そもそも人類の骨格・筋肉・関節の構造は、犬やネコや牛や馬のような4本の脚で歩く動物とほとんど同じです。つまり、基本的に人の体も4本の脚を使って歩くようにできているということです。そしてこの基本構造はほ乳類が現れてから2億年以上ほぼ同じです。人類の体は完全な4本脚用の体なのです。ですから、2本の脚で直立して立って歩くためには当然、筋肉や関節をかなり工夫して使わないといけません。

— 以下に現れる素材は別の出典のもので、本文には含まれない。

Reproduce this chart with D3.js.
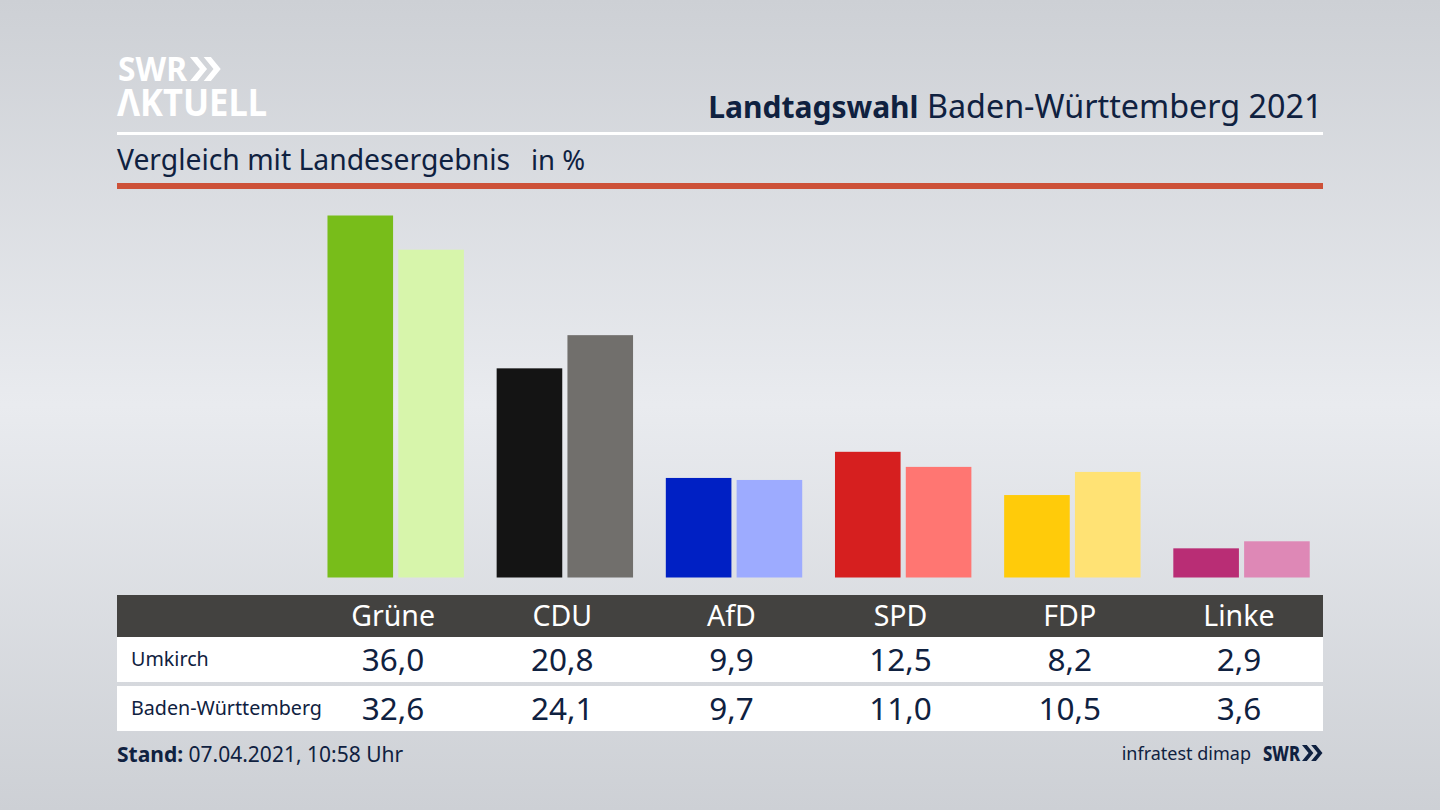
<!DOCTYPE html>
<html lang="de">
<head>
<meta charset="utf-8">
<title>Landtagswahl Baden-Württemberg 2021</title>
<script src="https://cdn.jsdelivr.net/npm/d3@7"></script>
<style>
html, body { margin: 0; padding: 0; overflow: hidden; }
svg { display: block; }
text { font-family: "Noto Sans", sans-serif; fill: #0f2140; }
</style>
</head>
<body>
<svg id="chart" width="1440" height="810"></svg>
<script>
const categories = ['Grüne', 'CDU', 'AfD', 'SPD', 'FDP', 'Linke'];
const localValues = [36.0, 20.8, 9.9, 12.5, 8.2, 2.9];
const stateValues = [32.6, 24.1, 9.7, 11.0, 10.5, 3.6];
const localColors = ['#78bd1a', '#141414', '#0020c4', '#d61f1f', '#ffcb0a', '#b92d75'];
const stateColors = ['#d7f5ab', '#716f6c', '#9dabff', '#ff7672', '#ffe274', '#de88b6'];
const rowNames = ['Umkirch', 'Baden-Württemberg'];

const formatValue = x => x.toFixed(1).replace('.', ',');

const svg = d3.select('#chart');
const defs = svg.append('defs');

const bg = defs.append('linearGradient').attr('id', 'bg').attr('x1', 0).attr('x2', 0).attr('y1', 0).attr('y2', 1);
bg.append('stop').attr('offset', '0%').attr('stop-color', '#cdd0d5');
bg.append('stop').attr('offset', '50%').attr('stop-color', '#e9ebef');
bg.append('stop').attr('offset', '100%').attr('stop-color', '#cdd0d5');

svg.append('rect').attr('width', 1440).attr('height', 810).attr('fill', 'url(#bg)');

// Scales
const x = d3.scaleBand().domain(categories).range([308.5, 1323.5]).padding(0);
const y = d3.scaleLinear().domain([0, 36]).range([577.5, 215.5]);
const center = d => x(d) + x.bandwidth() / 2;
const barWidth = 65.6;

// Header
function chevrons(g, px, py, h, color) {
    const w = h * 0.62;
    const t = h * 0.3;
    [0, w * 0.92].forEach(dx => {
        g.append('path')
            .attr('d', `M${px + dx},${py} h${t} L${px + dx + w + t * 0.3},${py + h / 2} L${px + dx + t},${py + h} h${-t} L${px + dx + w - t * 0.7},${py + h / 2} Z`)
            .attr('fill', color);
    });
}

const logo = svg.append('g');
logo.append('text').attr('x', 118).attr('y', 81).attr('font-size', 33.5).attr('font-weight', 700)
    .style('fill', '#fff').attr('textLength', 69).attr('lengthAdjust', 'spacingAndGlyphs').text('SWR');
chevrons(logo, 190, 57, 24, '#fff');
logo.append('text').attr('x', 117).attr('y', 115.5).attr('font-size', 38).attr('font-weight', 700)
    .style('fill', '#fff').attr('textLength', 150).attr('lengthAdjust', 'spacingAndGlyphs').text('ΛKTUELL');

const title = svg.append('text').attr('x', 1322.5).attr('y', 118).attr('text-anchor', 'end');
title.append('tspan').attr('font-weight', 700).attr('font-size', 30).text('Landtagswahl');
title.append('tspan').attr('font-size', 32.3).text(' Baden-Württemberg 2021');

svg.append('rect').attr('x', 117).attr('y', 132).attr('width', 1206).attr('height', 3).attr('fill', '#fff');
svg.append('text').attr('x', 117).attr('y', 170).attr('font-size', 28.3).text('Vergleich mit Landesergebnis');
svg.append('text').attr('x', 531).attr('y', 170).attr('font-size', 27.5).text('in %');
svg.append('rect').attr('x', 117).attr('y', 183).attr('width', 1206).attr('height', 6).attr('fill', '#cd5138');

// Bars
const plot = svg.append('g');
plot.selectAll('rect.local')
    .data(categories)
    .join('rect')
    .attr('class', 'local')
    .attr('x', d => center(d) - barWidth)
    .attr('y', (d, i) => y(localValues[i]))
    .attr('width', barWidth)
    .attr('height', (d, i) => y(0) - y(localValues[i]))
    .attr('fill', (d, i) => localColors[i]);
plot.selectAll('rect.state')
    .data(categories)
    .join('rect')
    .attr('class', 'state')
    .attr('x', d => center(d) + 5.2)
    .attr('y', (d, i) => y(stateValues[i]))
    .attr('width', barWidth)
    .attr('height', (d, i) => y(0) - y(stateValues[i]))
    .attr('fill', (d, i) => stateColors[i]);

// Table
svg.append('rect').attr('x', 117).attr('y', 595).attr('width', 1206).attr('height', 42).attr('fill', '#434240');
svg.append('rect').attr('x', 117).attr('y', 637).attr('width', 1206).attr('height', 45).attr('fill', '#fff');
svg.append('rect').attr('x', 117).attr('y', 686).attr('width', 1206).attr('height', 45).attr('fill', '#fff');

svg.append('g').selectAll('text')
    .data(categories)
    .join('text')
    .attr('x', d => center(d))
    .attr('y', 625.5)
    .attr('text-anchor', 'middle')
    .attr('font-size', 28.5)
    .style('fill', '#fff')
    .text(d => d);

[localValues, stateValues].forEach((values, row) => {
    const baseline = row === 0 ? 671 : 720;
    svg.append('text').attr('x', 131).attr('y', baseline - 5).attr('font-size', 19.7).text(rowNames[row]);
    svg.append('g').selectAll('text')
        .data(values)
        .join('text')
        .attr('x', (d, i) => center(categories[i]))
        .attr('y', baseline)
        .attr('text-anchor', 'middle')
        .attr('font-size', 31.5)
        .text(formatValue);
});

// Footer
const stand = svg.append('text').attr('x', 117).attr('y', 762).attr('font-size', 21);
stand.append('tspan').attr('font-weight', 700).text('Stand:');
stand.append('tspan').text(' 07.04.2021, 10:58 Uhr');

svg.append('text').attr('x', 1251).attr('y', 760).attr('text-anchor', 'end').attr('font-size', 18).text('infratest dimap');
svg.append('text').attr('x', 1263).attr('y', 761).attr('font-size', 21).attr('font-weight', 800)
    .attr('textLength', 37).attr('lengthAdjust', 'spacingAndGlyphs').text('SWR');
chevrons(svg.append('g'), 1302, 745, 16, '#0f2140');
</script>
</body>
</html>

それなのにこの工夫がきちんと身につかないまま成長していくため、腰を使った上半身の支え方に『錯覚や思い違い』が生まれてしまうようです。
錯覚・思い違いとは…
(1) 上半身の重みによって体が前に傾いて、腰椎も前に倒れていくと感じていること
(2) 前に倒れていく腰椎を背筋が引き起こしていると信じていること
ところが、実際には…
(1) 腰椎は元々後ろにそっているので、そこに上から重みがかかるとさらにそる。
つまり上半身の重みによって腰椎は後ろに倒れていくのが実情である。
(2) 後ろに倒れていく腰椎を引き起こせるのは、背筋ではなく大腰筋である
そのためにこのような事態におちいるのです。これ、人よんで『ぎっくり腰』!!!
80パーセント以上の腰痛の原因は不明です。つまり“医学的には正常な腰”に痛みが発生しています。
『病院と腰痛の関係』
このような原因不明の腰痛の犯人は背筋の暴走なのです。
では救いの神はというと、大腰筋です。
もう一つの錯覚・思い違い
体の前屈
(体を前にかがめる)には、この前屈が2種類あるということです。
その2種類とは
(1) 腹筋(腹直筋)による胸を前にたおす動作
(2) 大腰筋での腰を中心とした動作
なのですが、ほとんどの人が、より重要な (2)の動作の存在に気が付いていません。